What caught my attention wasn't the rankings themselves — it was the scoring methodology. I wanted to know: do these pillars actually tell us something meaningful, or are they just a bureaucratic exercise?
Pulling Apart the Scores
Each pillar is a composite of several indicators. Economic dynamism includes business permits issued, local revenue generation, and employment data. Infrastructure covers road density, internet availability, and health facilities per capita. Government efficiency measures financial management, transparency, and service delivery speed.
I normalized the pillar scores to make them comparable and then ran correlation analysis across all 149 cities.
That 0.82 correlation is high. It means that cities with better infrastructure almost always have stronger economies. That's not surprising on its face, but it raises a chicken-or-egg question: does infrastructure drive economic growth, or do wealthier cities just have more money to build infrastructure? The cross-sectional data can't answer that, but it's an important framing.
The Regional Gap
The single most striking number in the entire dataset is the gap between the best and worst-performing regions.
NCR cities dominate the overall rankings, which isn't surprising given their economic advantages.
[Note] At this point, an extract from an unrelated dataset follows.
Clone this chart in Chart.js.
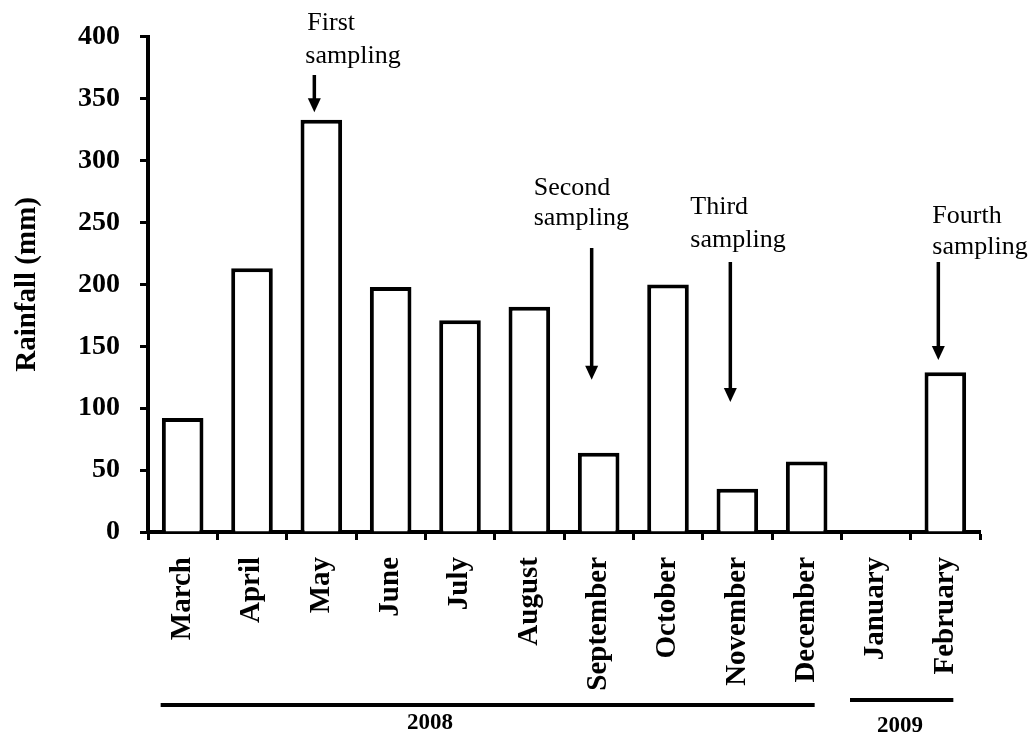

But the 34.2-point average gap with BARMM is enormous. It's not a small difference in rankings — it's a fundamentally different tier of local governance capacity.
Some findings that stood out:
- Infrastructure is the biggest differentiator — the variance in infrastructure scores across regions is higher than any other pillar. If you want to predict a city's overall rank, infrastructure is the single best indicator.
- Governance doesn't follow wealth — several small municipalities in the Visayas scored in the top 20% for government efficiency despite being in the bottom 30% for economic dynamism. Good governance is possible without being rich.
- Innovation scores are very flat — most cities and municipalities scored poorly on innovation, which includes patents, R&D, and tech adoption. This pillar barely varies outside NCR and a few university towns.
- Resiliency correlates with typhoon exposure — cities in typhoon-prone areas (Eastern Visayas, Bicol) actually scored higher on resiliency, likely because they've been forced to invest in disaster preparedness.
Is the Index Useful?
Honestly, I went in skeptical. Government indices can be fuzzy, self-reported, and politically influenced. But after working through the data, I think the CMCI is more useful than I expected. The pillar structure makes it possible to pinpoint specific weaknesses. A city that ranks poorly overall but scores well on governance has a very different story than one that's weak across the board.
The main limitation is that the index uses a lot of input metrics (money spent, facilities built) rather than output metrics (actual service quality, citizen satisfaction). A city can score well on infrastructure by building roads that nobody uses. That's a real risk with any index that relies on bureaucratic data.
If I extend this project, I'd like to combine CMCI scores with poverty incidence data and migration patterns. My guess is that cities with consistently high competitiveness scores are also the ones attracting the most internal migrants — but I haven't tested that yet.